Le maintien d’une société coloniale

Loin d’être une société moyennisée, où la majorité de la population appartiendrait à une vaste classe moyenne, la structure sociale de Mayotte a assurément une forme pyramidale : alors qu’un groupe social de fonctionnaires métropolitains extrêmement bien payés et évoluant dans des entre-soi sociaux et urbains forme l’élite économique de l’île, une petite et émergente classe moyenne mahoraise n’occulte pas la réalité d’une vaste population vivant dans des conditions précaires. Parallèlement, les venus d’Anjouan, résidents de fait, parfois illégalement depuis des décennies, subissent la violente rhétorique anti-comorienne, héritée de l’opposition entre Mayotte et l’État fédéral des Comores depuis l’indépendance de l’archipel. L’été 2016, des comités villageois se sont donnés pour mission de « nettoyer l’île » et d’expulser manu militari quiconque serait perçu comme comorien. Du jour au lendemain, des élèves ont disparu des lycées, des familles entières étaient expulsées, certaines mêmes présentes légalement, sans que la Préfecture ne tente de les en empêcher, ni même ne mette en place un dispositif d’accueil pour les expulsés18. Face à la violence et à la justice sommaire, l’état régalien faillit.

L’erreur d’attribution causale est manifeste : s’il est fréquent d’entendre les Mahorais mettre la lenteur de la départementalisation sur le compte de la présence comorienne, cette lenteur incombe davantage aux gouvernements français s’étant succédés depuis 1976, date à laquelle la population mahoraise avait clairement fait savoir son souhait d’une départementalisation. Au nom du respect des spécificités mahoraises19, Mayotte a dû attendre 35 ans ce statut. Maintenant qu’il est effectif, le gouvernement français actuel n’a paradoxalement pas fait de grands efforts d’adaptabilité aux particularités de Mayotte.

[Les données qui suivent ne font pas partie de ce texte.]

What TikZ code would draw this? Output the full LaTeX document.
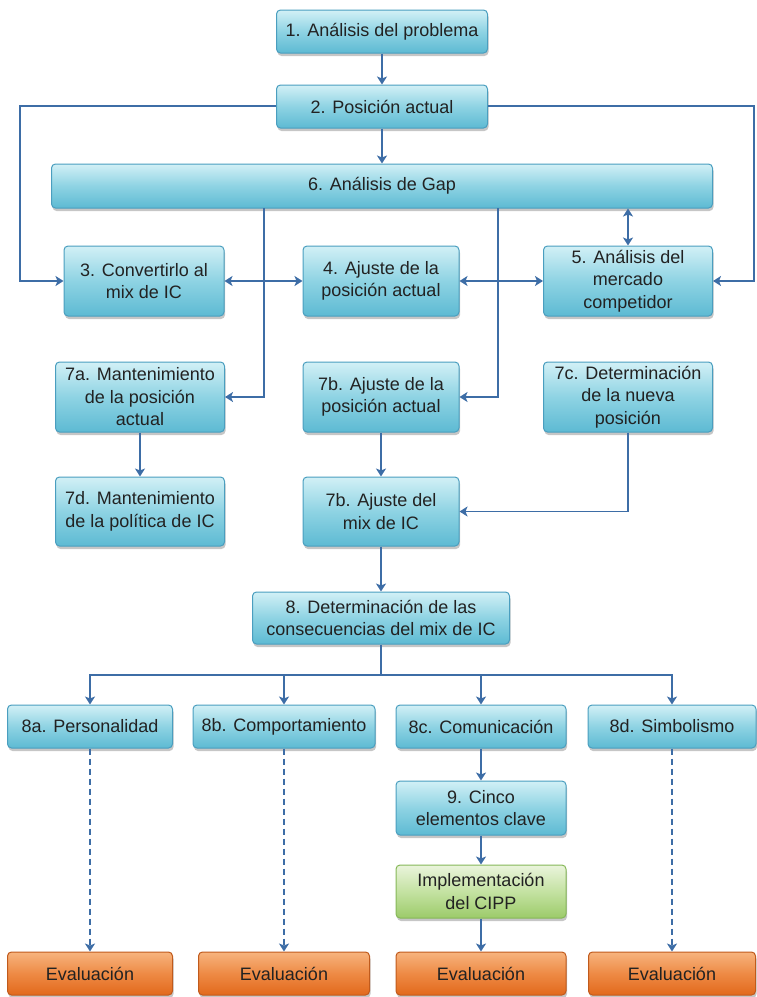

Cette départementalisation « en haillons » peut-être comprise comme l’un des plus récents avatars d’un traitement politique de type colonial. Les standards métropolitains sont présentés comme un idéal à atteindre pour une société dont la culture est très peu mise en valeur par l’institution scolaire, appliquant les programmes élaborés à Paris, et par l’administration, composée principalement de fonctionnaires venus de Métropole, bénéficiant de privilèges conséquents : aide à l’emménagement, salaire majoré, et prime d’éloignement nette d’impôt équivalente à 11,5 mois de salaire. Ces « m’zungus » 20évoluent dans des espaces protégés, cohabitant sans guère rencontrer l’immense majorité mahoraise et les omniprésents « invisibles » comoriens. Le philosophe H. Laurentie définissait ainsi le fait colonial : « une minorité qui s’est superposée à une majorité indigène de civilisation et de comportement différents »21. Difficile, considérant l’application particulière du droit et l’ethnicisation de la société mahoraise, de ne pas y voir au mieux une potentialisation de mécanismes anciens de type colonial, au pire un laboratoire in vivo de la colonisation post-Empire.